Clayborne Carson is a historian and one of the nation’s leading scholars on the life and legacy of the Rev. Martin Luther King Jr. He served as a close associate of Coretta Scott King and was appointed by her to direct the Martin Luther King Jr. Papers Project, which preserves, edits and publishes King’s writings and speeches. Carson is the founding director of the Martin Luther King Jr. Research and Education Institute at Stanford University, where much of the editorial work on King’s papers has been based. To date, seven of the 14 planned volumes of “The Papers of Martin Luther King Jr.” have been published, with King’s original documents housed across institutions including Stanford, Boston University and the King Center in Atlanta. This interview has been edited for clarity and length.

Carson spoke with The OBSERVER about King’s work, his final years and what the civil rights leader was pushing toward before his assassination.

If someone wants to revisit Martin Luther King Jr.’s work, where should they start?

I would recommend starting with King’s last book, “Where Do We Go from Here: Chaos or Community?” In it, he clearly lays out his focus on globalizing the civil rights struggle and addressing economic issues on a worldwide scale. If King had lived even one year longer, it would have been more obvious that he intended to launch new initiatives like the Poor People’s Campaign and to participate in broader movements aimed at economic justice.

In that final book, he was laying out an agenda for the rest of his life. Even the title says it all. Yes, he was the most famous civil rights leader in the country, but his real question he was asking was: Where do we go from here?

Do you think people today misunderstand what exactly he was working toward?

Yes, and that’s probably why he wrote that last book. When you go back to his final book and his last speeches, it’s quite clear that global poverty had become central to his agenda. He was deeply involved in efforts to globalize the struggle and to place economic issues — both in the United States and worldwide — at the center of the movement.

I always emphasize that he was assassinated at just 39 years old. He had just published “Where Do We Go from Here: Chaos or Community?” We’ll never know what he would have done in another 39 years if he had lived and continued to write and organize. That’s one of the reasons the King Papers Project exists. Coretta Scott King understood that his work had to continue and that we had to bring public attention not only to what he wrote during his lifetime, but to the broader vision he was still developing.

Do Dr. King’s papers provide any clues about where he would have focused his efforts if he were alive today?

Yes. He was clearly focused on two major issues: poverty in the United States and poverty on a global scale. He wasn’t alone in that. Many leaders in the movement became increasingly international in their outlook. He was assassinated the same year debates were unfolding around the 1968 Olympic boycott. Muhammad Ali and others were bringing national and international politics into sports, and King was part of that broader push.

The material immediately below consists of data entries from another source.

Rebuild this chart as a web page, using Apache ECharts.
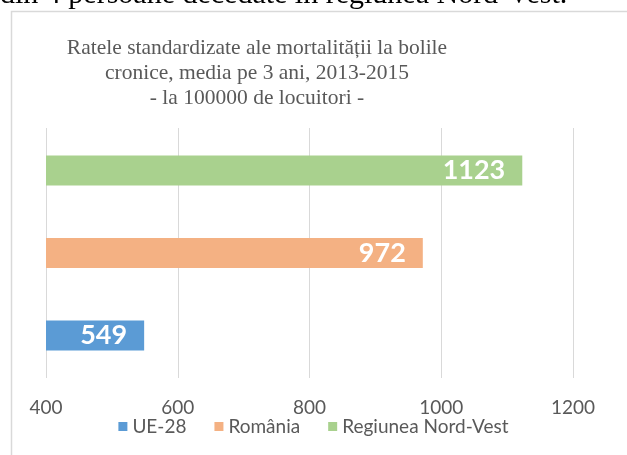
<!DOCTYPE html>
<html>
<head>
<meta charset="utf-8">
<script src="https://cdn.jsdelivr.net/npm/echarts@6/dist/echarts.min.js"></script>
<style>
  html, body { margin: 0; padding: 0; background: #fff; }
  #main { width: 627px; height: 455px; }
</style>
</head>
<body>
<div id="main"></div>
<script>
// data
var categories = [''];
var seriesNames = ['UE-28', 'România', 'Regiunea Nord-Vest'];
var seriesValues = [[549], [972], [1123]];
var seriesColors = ['#5b9bd5', '#f4b183', '#a9d18e'];
var xTicks = { min: 400, max: 1200, interval: 200 };

var titleLines = [
  'Ratele standardizate ale mortalității la bolile',
  'cronice, media pe 3 ani, 2013-2015',
  '- la 100000 de locuitori -'
];
var pageText = 'din 4 persoane decedate în regiunea Nord-Vest.';

var chart = echarts.init(document.getElementById('main'));

// ECharts stacks horizontal bars top-down in series order, so add them reversed
var series = [];
for (var i = seriesNames.length - 1; i >= 0; i--) {
  series.push({
    name: seriesNames[i],
    type: 'bar',
    data: seriesValues[i],
    barWidth: 30,
    barGap: '175%',
    itemStyle: { color: seriesColors[i] },
    label: {
      show: true,
      position: 'insideRight',
      distance: 17,
      color: '#fff',
      fontFamily: 'Lato',
      fontWeight: 'bold',
      fontSize: 27
    }
  });
}

var option = {
  animation: false,
  backgroundColor: '#fff',
  graphic: [
    {
      type: 'text',
      left: 0, top: -20,
      style: { text: pageText, font: '30px "Liberation Serif"', fill: '#000' }
    },
    {
      type: 'rect',
      shape: { x: 11.5, y: 11.5, width: 700, height: 500 },
      style: { fill: 'none', stroke: '#d9d9d9', lineWidth: 1.5 }
    },
    {
      type: 'text',
      x: 257, y: 36,
      style: {
        text: titleLines.join('\n'),
        font: '21.5px "Liberation Serif"',
        lineHeight: 25,
        fill: '#595959',
        align: 'center'
      }
    }
  ],
  legend: {
    data: seriesNames,
    bottom: 14,
    left: 'center',
    itemWidth: 9,
    itemHeight: 9,
    itemGap: 28,
    icon: 'rect',
    textStyle: { color: '#595959', fontFamily: 'Lato', fontSize: 19 }
  },
  grid: { left: 46, right: 54, top: 128, bottom: 77 },
  xAxis: {
    type: 'value',
    min: xTicks.min,
    max: xTicks.max,
    interval: xTicks.interval,
    axisLine: { show: false },
    axisTick: { show: false },
    splitLine: { lineStyle: { color: '#d9d9d9', width: 1 } },
    axisLabel: {
      color: '#595959', fontFamily: 'Lato', fontSize: 19, margin: 20,
      formatter: function (v) { return String(v); }
    }
  },
  yAxis: {
    type: 'category',
    data: categories,
    axisLine: { show: false },
    axisTick: { show: false },
    axisLabel: { show: false }
  },
  series: series
};

chart.setOption(option);
</script>
</body>
</html>
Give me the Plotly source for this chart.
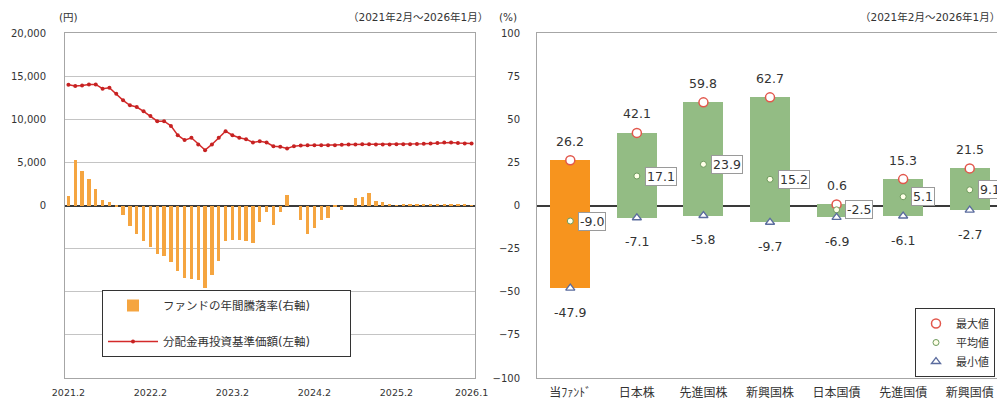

He was among those in the civil rights movement who were saying we need to think globally. He was contacted about the Olympic boycott, which was extremely controversial at the time, and he was willing to speak out. In fact, he attended a meeting shortly before his assassination where boycotting the 1968 Olympics was discussed.

What do you think Dr. King would say about where we went from there?

I think he would fault those who assumed the movement was simply about desegregation and that once segregation ended and civil rights legislation passed, the struggle was over. He was saying there were deeper issues we still needed to confront, and that we needed to address them on a global basis.

Why do you think so much attention is paid to Dr. King’s “I Have a Dream” speech rather than his other work?

That speech is what really made him famous. I was there, and people understood immediately that it was extraordinary. It’s not often that you attend a speech and walk away thinking, “That was truly great.” That’s what happened for me and for many others.

If you were creating a new curriculum to teach Dr. King in schools, how would you approach it?

One of the most important things would be not to focus entirely on King as an individual. The movement was much larger than one person. If there had never been a Martin Luther King Jr., there still would have been a civil rights movement. The movement created him.

Too often, the narrative becomes that the movement succeeded simply because King was a great orator. There were many powerful speakers in the movement. When he was assassinated, 1968 marked a turning point. He and others understood that unless the struggle shifted toward economic justice and took on a global dimension, the outcome would ultimately be disappointing.